Оказалось, пришел в полдень доить корову, но не умеет (иль не решился) пока доить, ожидал помощи от соседки. Та, сидя на маленькой табуретке возле черной своей буренки, помахала рукой: «Я сейчас, Ювеналич!»

А в Пискунове, состоящем сегодня из двух обветшалых домов, мы говорили со стариком, который с войны, с 44-го года, после ранения в позвоночник прикован к постели. Когда мы причалили в деревеньке, дочь старика — сама уже бабушка с двумя городскими внучатами — полоскала в речке белье. После знакомства она попросила: «Зайдите к старому. Он уже месяц людей не видел».

Мы присели возле кровати неподвижного старика. Поговорили о нестойкой погоде, о войне, о страданиях от войны, о чем-то еще уместном при такой встрече. Украдкой старик достал из подголовья жестянку от чая.

— Откройте, там медаль у меня. И книжка к медали. Все честь по чести: Белов Николай Николаевич — «За отвагу»…

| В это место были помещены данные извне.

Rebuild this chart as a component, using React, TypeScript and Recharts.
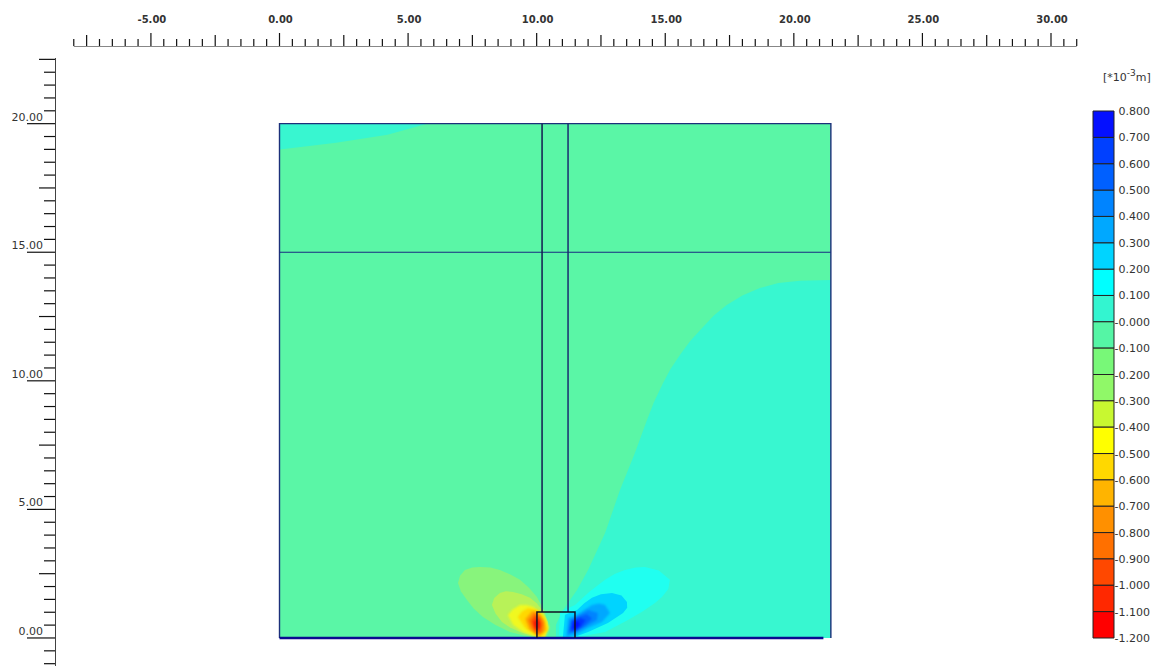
import React from "react";
import { ScatterChart, Scatter, XAxis, YAxis, BarChart, Bar } from "recharts";

type Pt = [number, number];

// ruler labels and model geometry, in metres
const xTicks = Array.from({ length: 79 }, (_, i) => -8 + i * 0.5);
const yTicks = Array.from({ length: 48 }, (_, i) => -1 + i * 0.5);
const modelBox: Pt[] = [[0, 0], [21.44, 0], [21.44, 20], [0, 20]];
const frameLine: Pt[] = [[0, 0], [0, 20], [21.44, 20], [21.44, 0]];
const crossLine: Pt[] = [[0, 15], [21.44, 15]];
const columnLeft: Pt[] = [[10.21, 1.01], [10.21, 20]];
const columnRight: Pt[] = [[11.22, 1.01], [11.22, 20]];
const footing: Pt[] = [[10.01, 0], [10.01, 1.01], [11.49, 1.01], [11.49, 0]];
const baseLine: Pt[] = [[0, 0], [21.15, 0]];

// contour regions
const topLeftPatch: Pt[] = [[0, 20], [5.74, 20], [4.2, 19.57], [2.2, 19.26], [0.5, 19.05], [0, 19.0]];
const rightRegion: Pt[] = [
  [21.44, 13.92], [20.24, 13.89], [19.4, 13.8], [18.68, 13.61], [18, 13.32], [17.39, 12.95], [16.9, 12.55], [16.47, 12.09],
  [15.97, 11.55], [15.57, 11.0], [15.2, 10.45], [14.91, 9.91], [14.55, 9.15], [14.29, 8.48], [13.82, 7.19], [13.24, 5.75], [12.66, 4.08], [12.0, 2.64],
  [11.57, 1.87], [11.22, 1.36], [10.98, 1.01], [10.75, 0.51], [10.75, 0], [21.44, 0],
];

const leftBlobs: { color: string; pts: Pt[] }[] = [
  { color: "#88f47c", pts: [[6.94, 2.14], [7.02, 2.42], [7.21, 2.64], [7.5, 2.74], [7.8, 2.76], [8.2, 2.74], [8.57, 2.64], [9.0, 2.46], [9.35, 2.26], [9.7, 1.95], [10.01, 1.59], [10.32, 1.01], [10.44, 0.51], [10.13, 0], [9.5, 0.1], [8.96, 0.23], [8.4, 0.5], [7.91, 0.82], [7.55, 1.15], [7.29, 1.48], [7.05, 1.82]] },
  { color: "#b8f258", pts: [[8.26, 1.28], [8.35, 1.55], [8.57, 1.75], [8.8, 1.82], [9.08, 1.79], [9.42, 1.7], [9.74, 1.56], [10.0, 1.35], [10.21, 1.09], [10.44, 0.62], [10.32, 0], [9.8, 0.1], [9.35, 0.23], [8.95, 0.42], [8.65, 0.62], [8.4, 0.95]] },
  { color: "#f0f820", pts: [[8.88, 0.89], [9.08, 1.12], [9.35, 1.28], [9.6, 1.28], [9.86, 1.21], [10.25, 0.89], [10.48, 0.43], [10.32, 0], [9.85, 0.1], [9.47, 0.23], [9.08, 0.51]] },
  { color: "#ffd800", pts: [[9.27, 0.82], [9.42, 1.02], [9.66, 1.17], [10.05, 1.09], [10.32, 0.78], [10.44, 0.31], [10.13, 0], [9.85, 0.18], [9.55, 0.39]] },
  { color: "#ffa800", pts: [[9.55, 0.74], [9.82, 1.05], [10.05, 1.0], [10.28, 0.7], [10.36, 0.31], [10.1, 0.08], [9.7, 0.35]] },
  { color: "#ff7c00", pts: [[9.66, 0.7], [9.9, 0.98], [10.1, 0.9], [10.28, 0.6], [10.25, 0.25], [10.02, 0.12], [9.78, 0.4]] },
  { color: "#ff4800", pts: [[9.78, 0.66], [9.95, 0.88], [10.12, 0.78], [10.2, 0.5], [10.12, 0.22], [9.92, 0.3]] },
  { color: "#f01408", pts: [[9.88, 0.6], [10.02, 0.76], [10.12, 0.6], [10.1, 0.36], [9.95, 0.38]] },
];

const rightBlobs: { color: string; pts: Pt[] }[] = [
  { color: "#20fff0", pts: [[10.87, 0.1], [10.91, 1.01], [11.49, 1.28], [12.05, 1.8], [12.66, 2.26], [13.05, 2.5], [13.43, 2.64], [13.85, 2.74], [14.21, 2.76], [14.75, 2.62], [15.18, 2.26], [15.12, 1.9], [14.87, 1.59], [14.6, 1.36], [14.1, 1.02], [13.55, 0.7], [12.66, 0.23], [11.61, 0.04]] },
  { color: "#00d4ff", pts: [[11.02, 0.04], [11.1, 0.9], [11.57, 1.09], [11.85, 1.35], [12.15, 1.56], [12.5, 1.7], [12.93, 1.75], [13.3, 1.65], [13.51, 1.4], [13.52, 1.18], [13.36, 0.97], [12.77, 0.58], [12.0, 0.23], [11.57, 0.08]] },
  { color: "#00a8ff", pts: [[11.14, 0.04], [11.22, 0.78], [11.53, 0.89], [12.15, 1.28], [12.42, 1.34], [12.66, 1.28], [12.85, 0.97], [12.54, 0.62], [12.0, 0.39], [11.53, 0.12]] },
  { color: "#0084ff", pts: [[11.22, 0.16], [11.3, 0.7], [11.53, 0.82], [12.0, 1.09], [12.38, 0.97], [12.34, 0.7], [11.88, 0.43], [11.53, 0.23]] },
  { color: "#0060ff", pts: [[11.28, 0.22], [11.35, 0.68], [11.6, 0.82], [11.95, 0.92], [12.15, 0.76], [11.9, 0.5], [11.55, 0.28]] },
  { color: "#0038ff", pts: [[11.33, 0.3], [11.4, 0.66], [11.68, 0.78], [11.9, 0.7], [11.72, 0.45], [11.5, 0.3]] },
  { color: "#0410ff", pts: [[11.4, 0.36], [11.45, 0.62], [11.62, 0.66], [11.68, 0.5], [11.52, 0.36]] },
];

// colour scale, ordered outwards from zero
const posBands = ["#33f5d0", "#00ffff", "#00d4ff", "#00a8ff", "#0084ff", "#0060ff", "#0040ff", "#0410ff"];
const negBands = ["#55f5a5", "#78f878", "#90f868", "#c8f830", "#ffff00", "#ffd800", "#ffb400", "#ff9000", "#ff7000", "#ff4800", "#ff2800", "#ff0000"];
const scaleTicks = Array.from({ length: 21 }, (_, i) => Math.round((0.8 - i * 0.1) * 10) / 10);
const scaleRow: Record<string, number | string> = { name: "scale" };
posBands.forEach((_, i) => { scaleRow["p" + i] = 0.1; });
negBands.forEach((_, i) => { scaleRow["n" + i] = -0.1; });

const FIELD = "#5af6a6";
const noDot = () => null;
const toPoints = (pts: Pt[]) => pts.map(([x, y]) => ({ x, y }));

const fillRegion = (key: string, pts: Pt[], color: string, blur = 0) => (
  <Scatter
    key={key}
    data={toPoints(pts)}
    shape={noDot}
    line={{ fill: color, stroke: "none", style: blur ? { filter: `blur(${blur}px)` } : undefined } as any}
    lineJointType="linearClosed"
    isAnimationActive={false}
  />
);

const strokeLine = (key: string, pts: Pt[], color: string, width: number) => (
  <Scatter
    key={key}
    data={toPoints(pts)}
    shape={noDot}
    line={{ stroke: color, strokeWidth: width, fill: "none" } as any}
    lineJointType="linear"
    isAnimationActive={false}
  />
);

const XTick = ({ x, y, payload }: any) => {
  const v: number = payload.value;
  const major = v % 5 === 0;
  const mid = v % 2.5 === 0;
  const len = major ? 13 : mid ? 11 : 7;
  return (
    <g>
      <line x1={x} x2={x} y1={y} y2={y - len} stroke="#111" strokeWidth={1.2} />
      {major && (
        <text x={x + 1} y={y - 23} textAnchor="middle" fontSize={10} fontWeight="bold" fontFamily="DejaVu Sans" fill="#333">
          {v.toFixed(2)}
        </text>
      )}
    </g>
  );
};

const YTick = ({ x, y, payload }: any) => {
  const v: number = payload.value;
  const major = v % 5 === 0;
  const mid = v % 2.5 === 0;
  const len = major ? 28 : mid ? 16 : 11;
  return (
    <g>
      <line x1={x} x2={x - len} y1={y} y2={y} stroke="#111" strokeWidth={1.2} />
      {major && (
        <text x={x - 12} y={y - 3} textAnchor="end" fontSize={11} fontFamily="DejaVu Sans" fill="#333">
          {v.toFixed(2)}
        </text>
      )}
    </g>
  );
};

const ScaleTick = ({ x, y, payload }: any) => (
  <text x={x + 36} y={y + 4} textAnchor="end" fontSize={11} fontFamily="DejaVu Sans" fill="#333">
    {payload.value === 0 ? "-0.000" : payload.value.toFixed(3)}
  </text>
);

export default function App() {
  return (
    <div style={{ position: "absolute", left: 0, top: 0, width: 1161, height: 666, background: "#fff", overflow: "hidden" }}>
      <ScatterChart width={1161} height={666} margin={{ top: 16, left: 15, right: 83, bottom: 0 }}>
        <XAxis
          type="number"
          dataKey="x"
          orientation="top"
          height={30}
          domain={[-8.73, 31.05]}
          ticks={xTicks}
          interval={0}
          tick={<XTick />}
          tickLine={false}
          axisLine={false}
          tickSize={0}
          tickMargin={0}
          allowDataOverflow
        />
        <YAxis
          type="number"
          dataKey="y"
          width={40}
          domain={[-1.09, 23.02]}
          ticks={yTicks}
          interval={0}
          tick={<YTick />}
          tickLine={false}
          axisLine={false}
          tickSize={0}
          tickMargin={0}
          allowDataOverflow
        />
        {strokeLine("xruler", [[-8, 23.02], [31, 23.02]], "#111", 1.2)}
        {strokeLine("yruler", [[-8.73, -1.09], [-8.73, 22.55]], "#111", 1.6)}
        {fillRegion("field", modelBox, FIELD)}
        {fillRegion("topleft", topLeftPatch, "#38f6d0")}
        {fillRegion("right", rightRegion, "#38f7d0")}
        {leftBlobs.map((b, i) => fillRegion("l" + i, b.pts, b.color, i > 1 ? 1.2 : 0.6))}
        {rightBlobs.map((b, i) => fillRegion("r" + i, b.pts, b.color, i > 1 ? 1.2 : 0.6))}
        {strokeLine("frame", frameLine, "#1c2f7a", 1.4)}
        {strokeLine("cross", crossLine, "#1a2a80", 1.2)}
        {strokeLine("coll", columnLeft, "#141a50", 1.5)}
        {strokeLine("colr", columnRight, "#1a2a70", 1.5)}
        {strokeLine("base", baseLine, "#0a0a90", 2.4)}
        {strokeLine("foot", footing, "#111122", 1.5)}
      </ScatterChart>

      <div style={{ position: "absolute", left: 1103, top: 72, fontSize: 11, lineHeight: "12px", fontFamily: "DejaVu Sans", color: "#333", whiteSpace: "nowrap" }}>
        [*10<sup style={{ fontSize: 9, lineHeight: 0 }}>-3</sup>m]
      </div>

      <div style={{ position: "absolute", left: 1083, top: 101 }}>
        <BarChart
          width={78}
          height={547}
          data={[scaleRow]}
          stackOffset="sign"
          barCategoryGap={0}
          margin={{ top: 10, bottom: 10, left: 10, right: 0 }}
        >
          <XAxis dataKey="name" hide />
          <YAxis
            orientation="right"
            width={47}
            domain={[-1.2, 0.8]}
            ticks={scaleTicks}
            interval={0}
            tick={<ScaleTick />}
            tickLine={false}
            axisLine={false}
            tickSize={0}
            tickMargin={0}
          />
          {posBands.map((c, i) => (
            <Bar key={"p" + i} dataKey={"p" + i} stackId="s" fill={c} stroke="#222" isAnimationActive={false} />
          ))}
          {negBands.map((c, i) => (
            <Bar key={"n" + i} dataKey={"n" + i} stackId="s" fill={c} stroke="#222" isAnimationActive={false} />
          ))}
        </BarChart>
      </div>
    </div>
  );
}
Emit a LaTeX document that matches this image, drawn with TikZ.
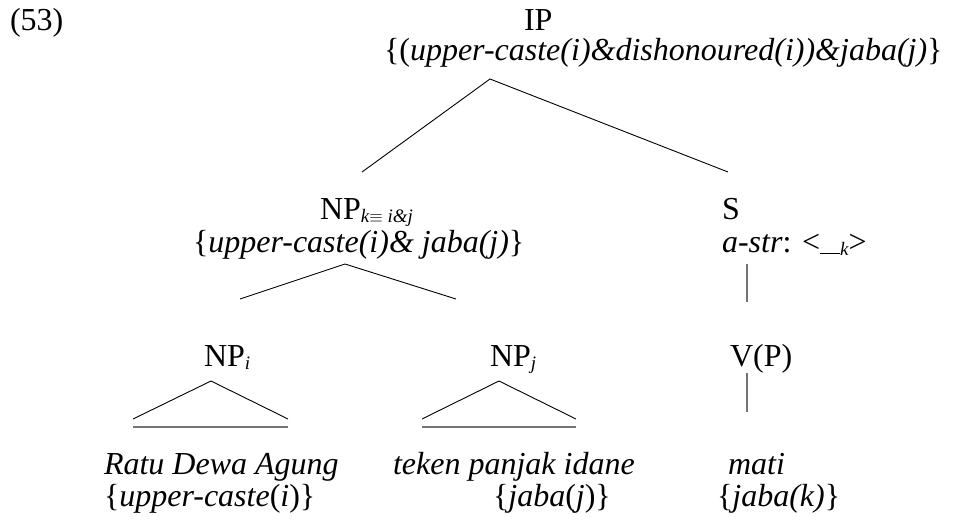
\documentclass[tikz,border=0pt]{standalone}
\usepackage{fontspec}
\setmainfont{Liberation Serif}
\newcommand\sbx[1]{\raisebox{-3pt}{\fontsize{19}{19}\selectfont\itshape #1}}
\tikzset{
  txt/.style={inner sep=0pt,outer sep=0pt,anchor=base west,font=\fontsize{32}{32}\selectfont},
  branch/.style={draw=black,line width=0.9pt},
  stem/.style={draw=black!55,line width=1.2pt},
  base/.style={draw=black!55,line width=2.6pt}
}
\begin{document}
\begin{tikzpicture}[x=1pt,y=-1pt]
\path[use as bounding box] (0,0) rectangle (955,522);
% texts
\node[txt] (ex) at (10,30) {(53)};
\node[txt] (ip) at (524,30) {IP};
\node[txt] (ipl) at (384,60) {\{(\textit{upper-caste(i)\&dishonoured(i))\&jaba(j)}\}};
\node[txt] (npk) at (320,219) {NP\sbx{k$\equiv$ i\&j}};
\node[txt] (npkl) at (193,252) {\{\textit{upper-caste(i)\& jaba(j)}\}};
\node[txt] (s) at (722,219) {S};
\node[txt] (sl) at (722,252) {\textit{a-str}: <\underline{\hspace{20pt}}\sbx{k}>};
\node[txt] (npi) at (204,366) {NP\sbx{i}};
\node[txt] (npj) at (490,366) {NP\sbx{j}};
\node[txt] (vp) at (730,366) {V(P)};
\node[txt] (w1) at (104,474) {\textit{Ratu Dewa Agung}};
\node[txt] (w1l) at (104,506) {\{\textit{upper-caste}(\textit{i})\}};
\node[txt] (w2) at (393,474) {\textit{teken panjak idane}};
\node[txt] (w2l) at (493,506) {\{\textit{jaba}(\textit{j})\}};
\node[txt] (w3) at (728,474) {\textit{mati}};
\node[txt] (w3l) at (717,506) {\{\textit{jaba(k)}\}};
% branch points
\coordinate (ipA) at (490,79);
\coordinate (ipL) at (362,172);
\coordinate (ipR) at (728,172);
\coordinate (npkA) at (345,264);
\coordinate (npkL) at (240,299);
\coordinate (npkR) at (456,299);
\coordinate (sT) at (747,264);
\coordinate (sB) at (747,302);
\coordinate (npiA) at (211,381);
\coordinate (npiL) at (133,419);
\coordinate (npiR) at (288,419);
\coordinate (npiBL) at (133,427);
\coordinate (npiBR) at (288,427);
\coordinate (npjA) at (499,381);
\coordinate (npjL) at (422,419);
\coordinate (npjR) at (576,419);
\coordinate (npjBL) at (422,427);
\coordinate (npjBR) at (576,427);
\coordinate (vpT) at (747,373);
\coordinate (vpB) at (747,412);
% connectors
\draw[branch] (ipL) -- (ipA) -- (ipR);
\draw[branch] (npkL) -- (npkA) -- (npkR);
\draw[stem] (sT) -- (sB);
\draw[branch] (npiL) -- (npiA) -- (npiR);
\draw[base] (npiBL) -- (npiBR);
\draw[branch] (npjL) -- (npjA) -- (npjR);
\draw[base] (npjBL) -- (npjBR);
\draw[stem] (vpT) -- (vpB);
\end{tikzpicture}
\end{document}
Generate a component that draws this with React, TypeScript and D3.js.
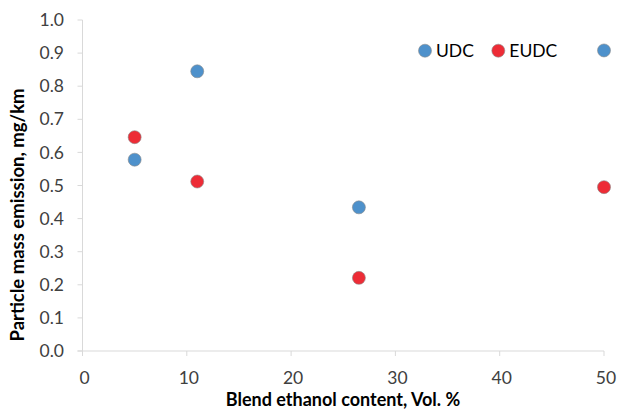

Когда мы были уже на крыльце, дочь старика позвала:

— Зайдите еще, батя хочет спросить…

— Забыл я сказать, — попытался подняться с подушек старик. — Когда тут Пушкину дом рубили, я тогда мог сидеть. На табуретке сидел, выводили меня на крыльцо — и сидел. Все помню: как сруб на берег свозили, как в половодье по Сороти все пошло. Людей было пропасть. И деревенька наша была еще справной…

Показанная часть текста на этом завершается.